Les projets arméno-iraniens dans le domaine énergétique, singulièrement la construction d’une troisième ligne à haute tension reliant les deux pays, et retournant en Iran sous forme d’électricité le gaz naturel iranien livré à l’Arménie, figuraient aussi à l’agenda des discussions. “Nous sommes décidés à mener à bien les plans et les projets communs le plus vite possible”, aurait déclaré à ce propos le président Raisi. L’ancien juge âgé de 60 ans est lui-même soumis aux sanctions imposées par les Etats-Unis pour violations des droits de l’homme.

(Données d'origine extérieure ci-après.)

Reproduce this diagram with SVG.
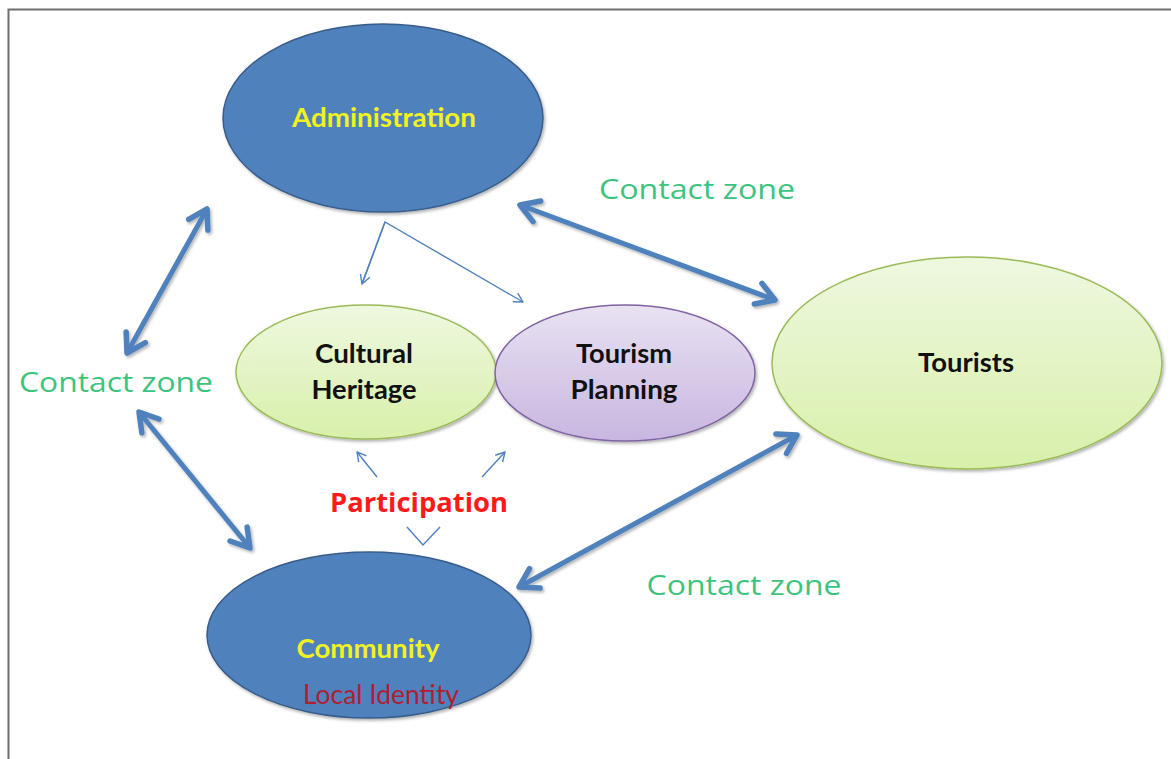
<svg xmlns="http://www.w3.org/2000/svg" width="1171" height="759" viewBox="0 0 1171 759">
  <style>
    .node-blue { fill: #4F81BD; stroke: #385D8A; stroke-width: 1.5; }
    .node-green { fill: url(#greenFill); stroke: #9BBB59; stroke-width: 1.5; }
    .node-purple { fill: url(#purpleFill); stroke: #8064A2; stroke-width: 1.5; }
    .lbl { font-family: Lato, "Open Sans", "Liberation Sans", sans-serif; font-weight: bold; text-anchor: middle; font-size: 27px; }
    .lbl-yellow { fill: #F2F21E; }
    .lbl-dark { fill: #111111; }
    .zone { font-family: "Open Sans", "Liberation Sans", sans-serif; font-size: 28px; fill: #3CC47C; text-anchor: middle; }
    .thick { fill: none; stroke: #4F81BD; stroke-width: 5; }
    .thin { fill: none; stroke: #4F81BD; stroke-width: 1.4; }
  </style>
  <defs>
    <linearGradient id="greenFill" x1="0" y1="0" x2="0" y2="1">
      <stop offset="0" stop-color="#EEF8E0"/>
      <stop offset="1" stop-color="#D8F0AA"/>
    </linearGradient>
    <linearGradient id="purpleFill" x1="0" y1="0" x2="0" y2="1">
      <stop offset="0" stop-color="#E8E2F2"/>
      <stop offset="1" stop-color="#C8B6E0"/>
    </linearGradient>
    <filter id="shade" x="-20%" y="-20%" width="140%" height="140%">
      <feDropShadow dx="1.5" dy="2" stdDeviation="1.5" flood-color="#000" flood-opacity="0.3"/>
    </filter>
    <marker id="headBig" markerUnits="userSpaceOnUse" viewBox="-24 -14 28 28" markerWidth="28" markerHeight="28" refX="0" refY="0" orient="auto-start-reverse">
      <path d="M-18,-11 L0,0 L-18,11" fill="none" stroke="#4F81BD" stroke-width="5.5" stroke-linecap="round" stroke-linejoin="round"/>
    </marker>
    <marker id="headSmall" markerUnits="userSpaceOnUse" viewBox="-12 -7 14 14" markerWidth="14" markerHeight="14" refX="0" refY="0" orient="auto">
      <path d="M-9,-5 L0,0 L-9,5" fill="none" stroke="#4F81BD" stroke-width="1.4" stroke-linejoin="round"/>
    </marker>
  </defs>

  <rect width="1171" height="759" fill="#FFFFFF"/>
  <!-- frame edges -->
  <path d="M8.5,759 L8.5,9.5 L1171,9.5" fill="none" stroke="#6E6E6E" stroke-width="2"/>

  <g id="node-administration">
    <ellipse class="node-blue" cx="383" cy="118" rx="160" ry="94" filter="url(#shade)"/>
    <text class="lbl lbl-yellow" x="384" y="127" textLength="184" lengthAdjust="spacingAndGlyphs">Administration</text>
  </g>

  <g id="node-cultural-heritage">
    <ellipse class="node-green" cx="366" cy="372" rx="130" ry="67" filter="url(#shade)"/>
    <text class="lbl lbl-dark" x="364" y="363" textLength="98" lengthAdjust="spacingAndGlyphs">Cultural</text>
    <text class="lbl lbl-dark" x="364" y="399" textLength="105" lengthAdjust="spacingAndGlyphs">Heritage</text>
  </g>

  <g id="node-tourism-planning">
    <ellipse class="node-purple" cx="625" cy="373" rx="130" ry="68" filter="url(#shade)"/>
    <text class="lbl lbl-dark" x="624" y="363" textLength="96" lengthAdjust="spacingAndGlyphs">Tourism</text>
    <text class="lbl lbl-dark" x="624" y="399" textLength="107" lengthAdjust="spacingAndGlyphs">Planning</text>
  </g>

  <g id="node-tourists">
    <ellipse class="node-green" cx="967" cy="363" rx="195" ry="106" filter="url(#shade)"/>
    <text class="lbl lbl-dark" x="966" y="372" textLength="96" lengthAdjust="spacingAndGlyphs">Tourists</text>
  </g>

  <g id="node-community">
    <ellipse class="node-blue" cx="369" cy="635" rx="162" ry="83" filter="url(#shade)"/>
    <text class="lbl lbl-yellow" x="368" y="658" textLength="143" lengthAdjust="spacingAndGlyphs">Community</text>
    <text x="381" y="704" font-family="Lato, 'Open Sans', 'Liberation Sans', sans-serif" font-size="26" fill="#B01E32" text-anchor="middle" textLength="156" lengthAdjust="spacingAndGlyphs">Local Identity</text>
  </g>

  <g id="connectors">
    <!-- contact-zone links -->
    <g filter="url(#shade)">
      <line class="thick" x1="520" y1="205" x2="775" y2="300" marker-start="url(#headBig)" marker-end="url(#headBig)"/>
      <line class="thick" x1="207" y1="209" x2="127" y2="353" marker-start="url(#headBig)" marker-end="url(#headBig)"/>
      <line class="thick" x1="139" y1="412" x2="250" y2="548" marker-start="url(#headBig)" marker-end="url(#headBig)"/>
      <line class="thick" x1="519" y1="587" x2="797" y2="435" marker-start="url(#headBig)" marker-end="url(#headBig)"/>
    </g>
    <!-- administration to inner nodes -->
    <polyline class="thin" points="362,284 385,222 523,302" marker-end="url(#headSmall)"/>
    <line class="thin" x1="385" y1="222" x2="362" y2="284" marker-end="url(#headSmall)"/>
    <!-- participation links -->
    <line class="thin" x1="377" y1="477" x2="357" y2="452" marker-end="url(#headSmall)"/>
    <line class="thin" x1="482" y1="477" x2="505" y2="452" marker-end="url(#headSmall)"/>
    <polyline class="thin" points="407,527 423,545 440,527"/>
  </g>

  <text class="zone" x="697" y="199" textLength="196" lengthAdjust="spacingAndGlyphs">Contact zone</text>
  <text class="zone" x="116" y="392" textLength="194" lengthAdjust="spacingAndGlyphs">Contact zone</text>
  <text class="zone" x="744" y="595" textLength="195" lengthAdjust="spacingAndGlyphs">Contact zone</text>
  <text x="419" y="512" font-family="'Open Sans', 'Liberation Sans', sans-serif" font-weight="bold" font-size="27" fill="#FF1A1A" text-anchor="middle" textLength="178" lengthAdjust="spacingAndGlyphs">Participation</text>
</svg>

S’il est loin de pouvoir s’attirer les bonnes grâces de l’Occident, qui avaient placé plus d’espoir dans son prédécesseur, J. Rohani, issu du camp dit réformateur, il s’est néanmoins engagé à prendre des mesures pour débarrasser la République islamique de ces sanctions “tyranniques”. En dépit de ses liens affichés avec les Etats-Unis, dont le président Joe Biden affirmait d’ailleurs dans le même temps qu’il entendait les resserrer en félicitant Pachinian pour sa réélection, l’Arménie entend quant à elle maintenir des relations étroites avec son voisin iranien. Pachinian avait ainsi répété en mai que les relations avec l’Iran étaient d’une “importance stratégique” pour l’Arménie, en soulignant que la frontière arméno-iranienne était vitale pour la sécurité nationale de son pays. L’Iran de son côté, a toujours affiché une neutralité de bon ton concernant le conflit arméno-azéri autour du Haut-Karabagh, entretenant des relations équilibrées tant avec l’Arménie qu’avec l’Azerbaïdjan, avec lequel elle partage l’Islam chiite et une frontière plus longue, bien plus longue d’ailleurs depuis que les forces azéries ont récupéré, à la faveur de la guerre arméno-azérie de l’automne 2020, les territoires adossés à la rive nord de l’Araxe que contrôlaient jusque là les Arméniens du Karabagh.
Cette guerre a aussi accru la méfiance de l’Iran envers l’Azerbaïdjan, avec lequel il partage aussi une minorité azérie turcophone, solidement implantée dans le nord du pays, dont les liens avec Bakou ont toujours inquiété Téhéran. La guerre a aussi confirmé l’emprise de son rival turc sur l’Azerbaïdjan, dont les liens avec Israël sont un autre motif de contentieux entre Bakou et Téhéran. Si l’Iran a répété après la guerre du Karabagh son attachement à l’intégrité territoriale de l’Azerbaïdjan, il a dans le même temps appelé à respecter celle de l’Arménie quand les forces azéries menacent ses frontières. Peu avant la visite de Pachinian à Téhéran, l’ambassadeur iranien à Erevan, accompagné de son attaché militaire, se rendait ainsi dans la province méridionale arménienne du Gegharkounik, dont les zones frontalières ont fait face début mai à des intrusions de l’armée azérie, pour s’informer de la situation sur le terrain.